The transition from street stall to permanent site is not an easy one. Many successful street food traders simply lack the skills for staffing rotas, spreadsheets and hitting slim profit margins. That’s why the three founders of Bao cleverly teamed up with more experienced and deeper-pocketed operators – the team behind Trishna and Gymkhana – to smooth the journey from market pop-ups to permanent Soho establishment.
This Bao-Trishna marriage seems like a happy one. There’s a slick Japanese-looking interior and relaxed yet efficient service. But most strikingly, the tantalising menu is fresh and innovative. While it’s based on Taiwanese street food dishes, the kitchen pushes far beyond those boundaries.
Chef David Chang did something similar with Korean food in New York – the Momofuku founder’s steamed buns became a cult food item. Subverting and reinventing dishes, Chang targeted a new generation of novelty-seeking urban diners.
Bao is London’s equivalent of Momofuku’s Ssäm Bar. The restaurant’s name derives from gua bao: fluffy white steamed buns, in this case filled with braised pork, sprinkled with peanut powder, and yours for £3.75. Other sorts of bao (bun) are more slider-like, such as little burger baps wrapped around soy-milk-marinated chicken, sichuan mayo and kimchi.
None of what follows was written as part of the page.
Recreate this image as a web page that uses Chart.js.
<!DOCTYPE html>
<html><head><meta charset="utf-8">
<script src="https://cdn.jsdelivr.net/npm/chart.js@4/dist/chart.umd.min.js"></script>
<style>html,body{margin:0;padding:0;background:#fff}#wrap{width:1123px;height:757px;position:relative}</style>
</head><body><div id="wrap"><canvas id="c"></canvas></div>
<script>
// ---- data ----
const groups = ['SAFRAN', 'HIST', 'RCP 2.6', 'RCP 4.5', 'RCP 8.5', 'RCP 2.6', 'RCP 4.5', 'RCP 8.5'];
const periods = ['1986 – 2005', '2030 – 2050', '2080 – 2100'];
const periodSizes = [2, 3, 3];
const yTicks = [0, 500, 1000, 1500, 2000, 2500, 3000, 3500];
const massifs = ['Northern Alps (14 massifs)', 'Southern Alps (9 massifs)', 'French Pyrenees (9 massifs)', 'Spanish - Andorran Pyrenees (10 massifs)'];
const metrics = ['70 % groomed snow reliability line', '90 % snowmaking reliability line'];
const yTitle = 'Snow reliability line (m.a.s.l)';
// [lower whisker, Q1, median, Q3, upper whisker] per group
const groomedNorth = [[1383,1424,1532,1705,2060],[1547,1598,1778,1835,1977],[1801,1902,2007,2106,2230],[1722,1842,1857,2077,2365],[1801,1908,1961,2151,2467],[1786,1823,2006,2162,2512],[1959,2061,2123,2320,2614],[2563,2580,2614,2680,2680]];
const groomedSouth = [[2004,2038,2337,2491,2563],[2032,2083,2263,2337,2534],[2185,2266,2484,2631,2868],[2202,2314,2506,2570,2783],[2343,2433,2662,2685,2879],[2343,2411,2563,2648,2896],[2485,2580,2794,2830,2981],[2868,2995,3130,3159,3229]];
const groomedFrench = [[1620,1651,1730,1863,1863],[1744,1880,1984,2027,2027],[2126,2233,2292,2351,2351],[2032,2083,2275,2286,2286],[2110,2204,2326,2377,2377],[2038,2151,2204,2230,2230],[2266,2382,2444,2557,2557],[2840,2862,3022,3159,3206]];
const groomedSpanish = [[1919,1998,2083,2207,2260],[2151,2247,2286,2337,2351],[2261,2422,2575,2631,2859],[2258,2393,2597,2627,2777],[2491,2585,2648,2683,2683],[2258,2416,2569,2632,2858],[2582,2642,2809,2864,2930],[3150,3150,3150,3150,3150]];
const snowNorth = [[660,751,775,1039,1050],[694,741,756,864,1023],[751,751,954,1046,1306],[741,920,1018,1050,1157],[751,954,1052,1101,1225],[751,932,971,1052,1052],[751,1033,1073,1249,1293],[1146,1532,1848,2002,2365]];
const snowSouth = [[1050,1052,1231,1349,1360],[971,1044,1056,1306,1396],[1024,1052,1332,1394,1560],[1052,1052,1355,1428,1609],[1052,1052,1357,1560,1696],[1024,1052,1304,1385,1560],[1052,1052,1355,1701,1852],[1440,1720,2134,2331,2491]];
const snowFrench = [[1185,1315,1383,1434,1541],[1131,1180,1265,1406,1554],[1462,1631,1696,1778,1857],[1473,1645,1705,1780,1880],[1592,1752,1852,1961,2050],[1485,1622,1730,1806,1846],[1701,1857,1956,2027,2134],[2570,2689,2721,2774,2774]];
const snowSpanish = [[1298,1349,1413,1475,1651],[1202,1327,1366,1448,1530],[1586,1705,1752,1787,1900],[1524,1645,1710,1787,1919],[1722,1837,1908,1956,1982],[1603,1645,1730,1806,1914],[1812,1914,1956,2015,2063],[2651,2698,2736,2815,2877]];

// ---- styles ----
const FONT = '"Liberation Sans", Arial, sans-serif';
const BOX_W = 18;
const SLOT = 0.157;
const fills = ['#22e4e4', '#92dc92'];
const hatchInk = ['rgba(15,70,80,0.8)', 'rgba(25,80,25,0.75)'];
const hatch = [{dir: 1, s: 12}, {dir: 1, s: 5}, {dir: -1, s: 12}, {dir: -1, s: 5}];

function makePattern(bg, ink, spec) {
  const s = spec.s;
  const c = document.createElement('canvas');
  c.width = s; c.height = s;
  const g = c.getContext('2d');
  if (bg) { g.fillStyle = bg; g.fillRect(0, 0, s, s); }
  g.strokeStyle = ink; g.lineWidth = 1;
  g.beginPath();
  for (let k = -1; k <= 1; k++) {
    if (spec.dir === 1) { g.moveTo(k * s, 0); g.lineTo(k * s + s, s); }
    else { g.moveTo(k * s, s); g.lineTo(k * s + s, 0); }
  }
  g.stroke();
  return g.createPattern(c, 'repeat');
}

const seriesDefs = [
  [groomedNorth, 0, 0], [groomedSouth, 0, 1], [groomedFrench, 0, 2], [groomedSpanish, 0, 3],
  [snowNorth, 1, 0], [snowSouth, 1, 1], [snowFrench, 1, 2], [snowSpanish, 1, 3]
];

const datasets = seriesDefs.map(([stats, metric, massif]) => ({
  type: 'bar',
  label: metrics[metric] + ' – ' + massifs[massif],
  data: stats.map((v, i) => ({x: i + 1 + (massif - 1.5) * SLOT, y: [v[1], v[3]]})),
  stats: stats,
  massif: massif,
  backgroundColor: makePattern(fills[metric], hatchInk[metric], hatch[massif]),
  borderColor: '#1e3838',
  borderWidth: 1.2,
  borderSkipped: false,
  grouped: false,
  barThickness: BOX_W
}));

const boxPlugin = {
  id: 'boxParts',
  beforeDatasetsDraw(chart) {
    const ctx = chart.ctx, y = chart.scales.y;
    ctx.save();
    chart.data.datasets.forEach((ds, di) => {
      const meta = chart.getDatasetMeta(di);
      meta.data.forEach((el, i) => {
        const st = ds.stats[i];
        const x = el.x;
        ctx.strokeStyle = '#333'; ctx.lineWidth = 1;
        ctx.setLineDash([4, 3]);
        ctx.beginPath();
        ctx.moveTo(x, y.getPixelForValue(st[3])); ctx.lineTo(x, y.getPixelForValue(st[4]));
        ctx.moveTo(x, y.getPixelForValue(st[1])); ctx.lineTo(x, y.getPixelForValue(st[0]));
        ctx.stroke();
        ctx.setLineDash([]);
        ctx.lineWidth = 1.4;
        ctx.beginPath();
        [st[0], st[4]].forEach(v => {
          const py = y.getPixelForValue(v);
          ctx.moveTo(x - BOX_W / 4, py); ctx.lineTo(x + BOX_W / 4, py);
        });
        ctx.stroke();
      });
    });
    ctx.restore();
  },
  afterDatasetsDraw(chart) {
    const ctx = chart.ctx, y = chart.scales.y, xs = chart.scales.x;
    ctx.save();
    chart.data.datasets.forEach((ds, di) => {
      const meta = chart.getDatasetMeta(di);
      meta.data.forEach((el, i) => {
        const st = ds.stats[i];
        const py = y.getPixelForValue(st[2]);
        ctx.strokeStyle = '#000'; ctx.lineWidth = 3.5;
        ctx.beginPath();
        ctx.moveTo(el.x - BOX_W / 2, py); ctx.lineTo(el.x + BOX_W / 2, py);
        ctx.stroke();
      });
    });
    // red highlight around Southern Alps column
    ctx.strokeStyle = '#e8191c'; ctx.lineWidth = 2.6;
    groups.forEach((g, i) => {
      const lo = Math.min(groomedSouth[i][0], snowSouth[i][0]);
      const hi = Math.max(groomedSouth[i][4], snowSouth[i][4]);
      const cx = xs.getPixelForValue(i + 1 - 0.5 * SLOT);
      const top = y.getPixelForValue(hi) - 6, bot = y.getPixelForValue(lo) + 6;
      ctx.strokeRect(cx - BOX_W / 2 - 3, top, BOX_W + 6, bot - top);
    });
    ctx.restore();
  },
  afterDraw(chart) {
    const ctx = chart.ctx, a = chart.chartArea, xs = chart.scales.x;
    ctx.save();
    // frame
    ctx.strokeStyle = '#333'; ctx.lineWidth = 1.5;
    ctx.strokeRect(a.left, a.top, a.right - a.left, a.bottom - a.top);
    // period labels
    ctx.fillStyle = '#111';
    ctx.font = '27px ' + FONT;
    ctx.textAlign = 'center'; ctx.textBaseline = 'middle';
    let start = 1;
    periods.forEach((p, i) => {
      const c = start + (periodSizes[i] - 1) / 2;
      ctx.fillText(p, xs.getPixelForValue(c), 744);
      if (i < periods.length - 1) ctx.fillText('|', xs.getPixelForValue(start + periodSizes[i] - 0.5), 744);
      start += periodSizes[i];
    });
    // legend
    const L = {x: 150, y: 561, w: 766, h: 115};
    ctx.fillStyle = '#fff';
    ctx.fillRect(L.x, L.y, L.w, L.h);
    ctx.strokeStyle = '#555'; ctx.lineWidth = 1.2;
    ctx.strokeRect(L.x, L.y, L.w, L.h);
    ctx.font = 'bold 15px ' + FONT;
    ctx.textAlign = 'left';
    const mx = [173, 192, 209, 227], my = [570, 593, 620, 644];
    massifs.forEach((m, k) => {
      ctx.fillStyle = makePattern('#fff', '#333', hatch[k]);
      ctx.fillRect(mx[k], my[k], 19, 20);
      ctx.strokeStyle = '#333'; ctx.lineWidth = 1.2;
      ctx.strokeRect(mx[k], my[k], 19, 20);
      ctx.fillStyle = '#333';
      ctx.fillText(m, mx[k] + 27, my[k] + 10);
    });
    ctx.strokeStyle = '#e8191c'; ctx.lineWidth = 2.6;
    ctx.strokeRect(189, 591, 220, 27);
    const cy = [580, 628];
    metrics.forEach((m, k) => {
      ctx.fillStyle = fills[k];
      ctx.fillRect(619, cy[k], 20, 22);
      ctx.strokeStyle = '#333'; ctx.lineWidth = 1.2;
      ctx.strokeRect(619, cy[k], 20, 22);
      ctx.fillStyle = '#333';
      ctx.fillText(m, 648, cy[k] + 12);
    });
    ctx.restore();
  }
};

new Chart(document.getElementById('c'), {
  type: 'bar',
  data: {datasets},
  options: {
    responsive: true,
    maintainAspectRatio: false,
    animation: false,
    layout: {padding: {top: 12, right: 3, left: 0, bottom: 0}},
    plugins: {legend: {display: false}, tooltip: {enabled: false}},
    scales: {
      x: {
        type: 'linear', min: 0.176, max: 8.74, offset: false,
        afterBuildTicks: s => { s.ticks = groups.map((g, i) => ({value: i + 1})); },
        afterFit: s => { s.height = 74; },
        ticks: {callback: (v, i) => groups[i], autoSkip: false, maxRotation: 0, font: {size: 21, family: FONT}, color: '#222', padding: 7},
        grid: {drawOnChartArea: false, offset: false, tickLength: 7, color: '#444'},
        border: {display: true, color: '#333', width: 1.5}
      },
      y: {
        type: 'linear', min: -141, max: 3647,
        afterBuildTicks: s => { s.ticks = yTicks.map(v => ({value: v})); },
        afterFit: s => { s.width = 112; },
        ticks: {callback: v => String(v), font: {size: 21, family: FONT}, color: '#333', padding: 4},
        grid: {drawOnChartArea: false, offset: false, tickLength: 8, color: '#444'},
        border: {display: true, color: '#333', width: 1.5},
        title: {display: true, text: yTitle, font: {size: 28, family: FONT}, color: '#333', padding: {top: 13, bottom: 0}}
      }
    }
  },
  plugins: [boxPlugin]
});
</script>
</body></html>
There’s even a dessert bao – made with doughnut batter and filled with Horlicks ice cream – that echoes the malted cereal milks at NYC’s Momofuku Milk Bar.
Yet buns are only half the story. Xiao chi (small eats) are given equal prominence, reflecting their cult status in Taiwan, where much culinary innovation comes from street food stalls. Pig’s blood cake – a neat little block topped with a lightly cured egg yolk – tastes of soy sauce and black pudding. Vegetarian dishes are enticing: oyster mushrooms are cooked with jade-coloured fragments of century egg; intensely savoury dice of roasted aubergine have a slight garlic kick.
What lifts this diner from merely great to sublime is the drinks list. Sakés, artisanal ciders, well-matched beers and hot oolong teas vie for attention alongside creations such as foam tea – a chilled light oolong artistically topped with foamed cream.
Arrive hungry; leave happy. But be warned: as Bao is small and doesn’t take bookings, we predict Momofuku-style buzz. And queues.